Hartford, CT (LifeNews.com) — The number of abortions in Connecticut is on the rise with a jump of about 2,000 in 2006 and another jump of over 400 last year. That increase occurred despite a general decline in the abortion totals nationwide that have seen abortions reach their lowest point since the days after the Roe v. Wade decision.

According to new figures from the Alan Guttmacher Institute, the research arm of the Planned Parenthood abortion business, Connecticut abortions rose from 12,110 in 2005 to 14,112 in 2006.

Last year, the number rose again to 14,534, an increase of 422 more abortions.
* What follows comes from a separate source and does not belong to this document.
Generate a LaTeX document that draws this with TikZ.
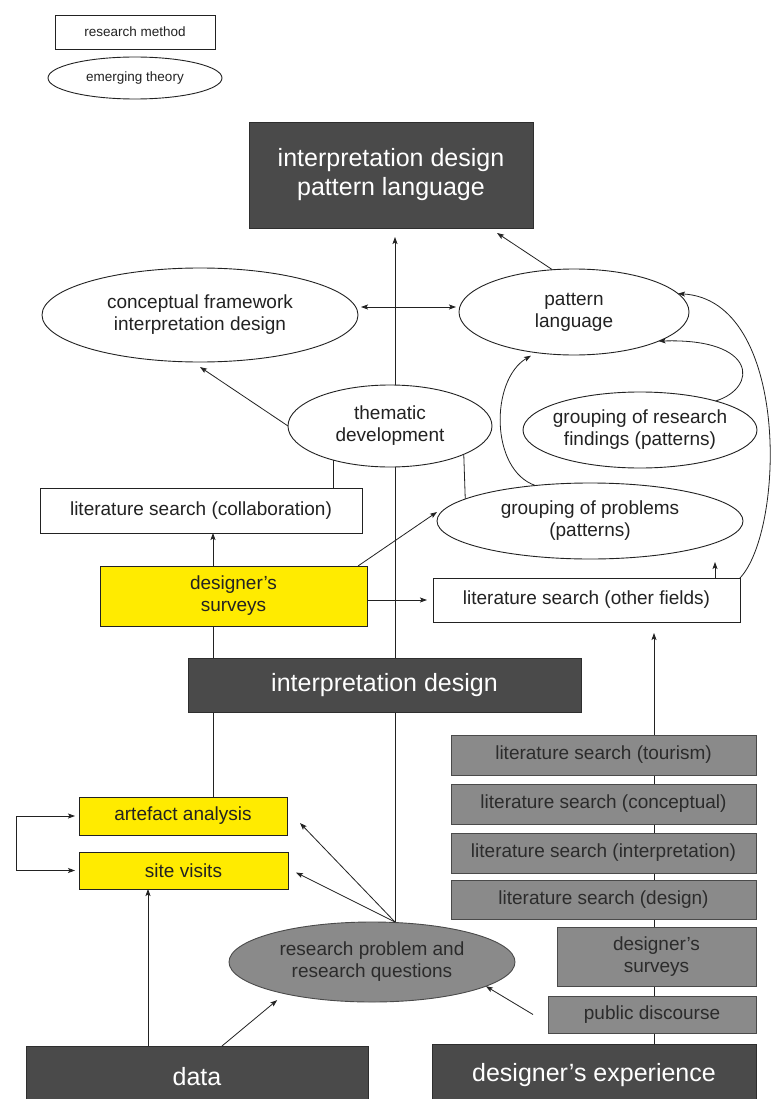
\documentclass[tikz,border=0pt]{standalone}
\usepackage{fontspec}
\setmainfont{Liberation Sans}
\usetikzlibrary{shapes.geometric,arrows.meta,calc}
\pgfdeclarelayer{background}
\pgfsetlayers{background,main}
\definecolor{ink}{HTML}{222222}
\definecolor{darkfill}{HTML}{4A4A4A}
\definecolor{darkedge}{HTML}{2E2E2E}
\definecolor{greyfill}{HTML}{8A8A8A}
\definecolor{greyedge}{HTML}{4A4A4A}
\definecolor{greytext}{HTML}{2B2B2B}
\definecolor{methodyellow}{HTML}{FFEB00}

\begin{document}
\begin{tikzpicture}[x=1pt,y=-1pt,
  every node/.style={inner sep=0pt, outer sep=0pt, align=center, text=ink},
  txt/.style={font=\fontsize{19}{22}\selectfont},
  txtbig/.style={font=\fontsize{25}{29}\selectfont},
  txtsmall/.style={font=\fontsize{13.5}{16}\selectfont},
  methodbox/.style={rectangle, draw=ink, line width=0.9pt, fill=white, txt},
  theorybox/.style={ellipse, draw=ink, line width=0.9pt, fill=white, txt},
  ybox/.style={methodbox, fill=methodyellow},
  dbox/.style={rectangle, draw=darkedge, line width=0.9pt, fill=darkfill, text=white, txtbig},
  gbox/.style={rectangle, draw=greyedge, line width=0.9pt, fill=greyfill, text=greytext, txt},
  wire/.style={draw=ink, line width=0.8pt},
  arr/.style={wire, -{Stealth[length=7pt,width=5pt,inset=1.5pt]}},
  arrboth/.style={wire, {Stealth[length=7pt,width=5pt,inset=1.5pt]}-{Stealth[length=7pt,width=5pt,inset=1.5pt]}},
]
\useasboundingbox (0,0) rectangle (771,1099);

% legend
\node[methodbox, txtsmall, minimum width=160pt, minimum height=34pt] (legmethod) at (135,32) {research method};
\node[theorybox, txtsmall, minimum width=174pt, minimum height=42pt] (legtheory) at (135,78) {emerging theory};

% upper part: theory building
\node[dbox, minimum width=284pt, minimum height=106pt] (idpl) at (391,175) {interpretation design\\pattern language};
\node[theorybox, minimum width=316pt, minimum height=94pt] (concept) at (200,315) {conceptual framework\\interpretation design};
\node[theorybox, minimum width=230pt, minimum height=86pt] (pattern) at (574,312) {pattern\\language};
\node[theorybox, minimum width=204pt, minimum height=82pt] (thematic) at (390,426) {thematic\\development};
\node[theorybox, inner xsep=-5pt, minimum width=234pt, minimum height=76pt] (findings) at (640,430) {grouping of research\\findings (patterns)};
\node[theorybox, minimum width=306pt, minimum height=76pt] (problems) at (590,521) {grouping of problems\\(patterns)};

% methods
\node[methodbox, minimum width=322pt, minimum height=45pt] (litcollab) at (201,510.5) {literature search (collaboration)};
\node[ybox, minimum width=267pt, minimum height=60pt] (dsurveys) at (233.5,596) {designer's\\surveys};
\node[methodbox, minimum width=307pt, minimum height=44pt] (litother) at (586.5,600) {literature search (other fields)};
\node[dbox, minimum width=393pt, minimum height=54pt] (interp) at (384.5,685) {interpretation design};
\node[ybox, minimum width=208pt, minimum height=38pt] (artefact) at (183,816) {artefact analysis};
\node[ybox, minimum width=209pt, minimum height=37pt] (site) at (183.5,870.5) {site visits};
\node[theorybox, fill=greyfill, draw=greyedge, text=greytext, minimum width=286pt, minimum height=80pt] (problem) at (372,962) {research problem and\\research questions};

% sources
\node[dbox, minimum width=342pt, minimum height=62pt] (data) at (197,1077) {data};
\node[dbox, minimum width=324pt, minimum height=62pt] (experience) at (594,1075) {designer's experience};

% designer's experience column
\node[gbox, minimum width=305pt, minimum height=40pt] (littour) at (603.5,755) {literature search (tourism)};
\node[gbox, minimum width=305pt, minimum height=40pt] (litconcept) at (603.5,804) {literature search (conceptual)};
\node[gbox, minimum width=305pt, minimum height=40pt] (litinterp) at (603.5,853) {literature search (interpretation)};
\node[gbox, minimum width=305pt, minimum height=39pt] (litdesign) at (603.5,899.5) {literature search (design)};
\node[gbox, minimum width=199pt, minimum height=59pt] (gsurveys) at (656.5,956.5) {designer's\\surveys};
\node[gbox, minimum width=208pt, minimum height=37pt] (discourse) at (652,1014.5) {public discourse};

% column positions of the vertical connectors
\coordinate (colL) at (213,0);
\coordinate (colM) at (395,0);
\coordinate (colR) at (654,0);
\coordinate (colS) at (148,0);
\coordinate (colT) at (715,0);

\begin{pgfonlayer}{background}
  \fill[white] (0,0) rectangle (771,1099);
  % spines running behind the boxes
  \draw[wire] (artefact.north -| colL) -- (dsurveys.south -| colL);
  \draw[arr, shorten >=9pt] (problem.north -| colM) -- (idpl.south -| colM);
  \draw[arr, shorten >=11pt] (experience.north -| colR) -- (litother.south -| colR);
\end{pgfonlayer}

% links around thematic development
\draw[wire] (thematic.211.5) -- (thematic.211.5 |- litcollab.north);
\draw[wire] (thematic.339.7) -- (problems.170);
\draw[arr] (thematic.west) -- ([yshift=-5pt]concept.south);
\draw[arrboth, shorten <=3pt, shorten >=3pt] ([yshift=8pt]concept.east) -- ([yshift=8pt]concept.east -| pattern.west);
\draw[arr] (pattern.117.5) -- ([xshift=-36pt,yshift=-5pt]idpl.south east);

% method arrows
\draw[arr] (dsurveys.north -| colL) -- (litcollab.south -| colL);
\draw[arr, shorten >=6pt] (litother.west -| dsurveys.east) -- (litother.west);
\draw[arr, shorten >=3pt] (litother.north -| colT) -- (problems.south -| colT);
\draw[arr] ([xshift=-9pt]dsurveys.north east) -- ([yshift=9pt]problems.west);

% curved links into the pattern language
\draw[arr] (findings.21.7) .. controls (758,388) and (758,338) .. (pattern.341.7);
\draw[arr] (litother.north east) .. controls (785,530) and (790,300) .. (pattern.10);
\draw[arr, shorten >=6pt] (problems.147.7) .. controls (490,470) and (490,380) .. (pattern.227.7);

% lower part
\draw[arrboth, shorten <=4pt, shorten >=4pt] (artefact.west) -- ++(-63,0) |- (site.west);
\draw[arr] (problem.north -| colM) -- ([xshift=13pt,yshift=-7pt]artefact.east);
\draw[arr] (problem.north -| colM) -- ([xshift=8pt,yshift=-2pt]site.east);
\draw[arr] (data.north -| colS) -- (site.south -| colS);
\draw[arr, shorten >=10pt] ([xshift=25pt]data.north) -- (problem.200);
\draw[arr] ([xshift=-15pt]discourse.west) -- (problem.348.6);
\end{tikzpicture}
\end{document}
Officials at AGI said the rise in Connecticut abortions is only because more women are coming there from surrounding states to have abortions.

Despite the rise in Connecticut abortions, they are still lower than the level they were in the 1980s, when more than 20,000 abortions were done annually in the northeastern state.

Michael C. Culhane, executive director of the Connecticut Catholic Conference, told the Connecticut Post that he’s very concerned about the rise and his group is working on a paper examining the reasons so they can be addressed.

He told the Post that abortions would drop again if the Connecticut legislature would enact the kinds of laws seen in other states that have lowered abortion totals.

"There’s no parental notification requirement for abortion in Connecticut," Culhane said. "If your daughter needs an aspirin in school, she has to have parental permission. But she can go out and have an abortion," Culhane said. "Makes a lot of sense, doesn’t it?"

Susan Yolen, a vice president with Planned Parenthood in Connecticut, told the newspaper she thinks part of the reason for the increase in abortions is the rise in the number of young women in the state.

U.S. Census data show the number of women in the 20-to-29-year-old female age group is growing at a rate of five percent annually.

"What do you think the average age of a woman in Connecticut having an abortion is?" Yolen asks. "Twenty to 30 years old. The teenage pregnancy rate is declining."